The reason teams add Knowlee instead of replacing Outreach or HubSpot is leverage. A traditional SDR team with Outreach can run hundreds of cadences. A 4Sales-augmented team can run thousands, with the AI doing the research, the personalization, and the first-touch outbound while human sellers focus on the conversations that warrant a human. Pricing scales with agent volume, not seats, so it stays sane as the autonomous workload grows.

If you want the AI workforce conversation rather than the sequencer comparison, that is the door to walk through.

FAQ

Is Outreach a CRM? No. Outreach is a sales engagement platform that sits on top of a CRM (Salesforce, Dynamics, or HubSpot CRM). It does not replace your system of record.
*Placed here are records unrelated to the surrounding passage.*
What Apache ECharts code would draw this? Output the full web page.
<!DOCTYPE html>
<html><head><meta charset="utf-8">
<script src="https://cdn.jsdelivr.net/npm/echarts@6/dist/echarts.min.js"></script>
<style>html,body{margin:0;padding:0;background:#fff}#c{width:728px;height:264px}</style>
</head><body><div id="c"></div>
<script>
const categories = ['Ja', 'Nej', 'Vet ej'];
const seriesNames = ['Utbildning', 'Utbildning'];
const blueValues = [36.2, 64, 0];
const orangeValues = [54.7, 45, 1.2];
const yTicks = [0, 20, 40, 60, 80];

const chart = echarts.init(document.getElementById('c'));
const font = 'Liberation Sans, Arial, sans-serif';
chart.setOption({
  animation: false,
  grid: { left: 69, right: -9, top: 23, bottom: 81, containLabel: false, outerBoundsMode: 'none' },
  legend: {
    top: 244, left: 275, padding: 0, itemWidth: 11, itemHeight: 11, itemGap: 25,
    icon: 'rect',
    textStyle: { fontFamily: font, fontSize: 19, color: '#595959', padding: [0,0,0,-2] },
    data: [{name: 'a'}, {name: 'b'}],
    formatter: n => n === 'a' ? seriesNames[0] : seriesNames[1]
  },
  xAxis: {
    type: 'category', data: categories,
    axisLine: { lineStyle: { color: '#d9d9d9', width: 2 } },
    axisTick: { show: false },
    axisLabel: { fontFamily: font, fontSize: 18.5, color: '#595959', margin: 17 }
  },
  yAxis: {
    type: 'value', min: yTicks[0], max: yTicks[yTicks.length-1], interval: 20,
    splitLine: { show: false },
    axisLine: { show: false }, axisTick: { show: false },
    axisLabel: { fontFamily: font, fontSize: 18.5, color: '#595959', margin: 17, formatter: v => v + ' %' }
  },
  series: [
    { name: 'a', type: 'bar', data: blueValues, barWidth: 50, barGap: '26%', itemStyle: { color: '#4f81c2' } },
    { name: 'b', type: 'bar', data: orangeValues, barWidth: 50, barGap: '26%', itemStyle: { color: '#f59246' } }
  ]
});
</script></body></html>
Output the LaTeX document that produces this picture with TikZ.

Can I use Outreach with HubSpot CRM? Yes. Outreach supports a bidirectional integration with HubSpot CRM. Some teams run HubSpot for marketing and core CRM and use Outreach as the dedicated sequencer for an outbound SDR team.

Is HubSpot Sales Hub enough without Outreach? For most SMB and mid-market teams already on HubSpot, yes — Sales Hub sequences, dialer, and AI cover the essentials. Teams typically only add Outreach when they outgrow Sales Hub's sequencer governance or move their CRM to Salesforce.

Which is better for a 200-seat outbound SDR team? Outreach, in almost every case. Sequencer depth, governance, and Salesforce integration are the deciding factors at that scale.

How does pricing compare in 2026? HubSpot Sales Hub is materially cheaper per seat (roughly $20 to $150 per seat per month list, as of April 2026). Outreach typically runs in the $120 to $220 per seat per month range based on independent reseller pricing, with annual contracts and minimums. Total cost of ownership depends heavily on whether you already pay for a separate CRM.

Conclusion

Outreach and HubSpot Sales Hub are not really competitors in the strict sense — they are answers to different questions. Outreach answers "how does our outbound or full-cycle sales floor execute disciplined cadences at scale on top of Salesforce." HubSpot Sales Hub answers "how do our salespeople work alongside marketing and service on a single platform without buying a separate sequencer." Pick the one that matches the question your team is actually asking. If the answer is both — outbound depth on Outreach, marketing and core CRM on HubSpot — that combination is well-trodden and supported. And if the next question is "how do we run an autonomous AI workforce on top of either," that is the conversation Knowlee 4Sales is designed for.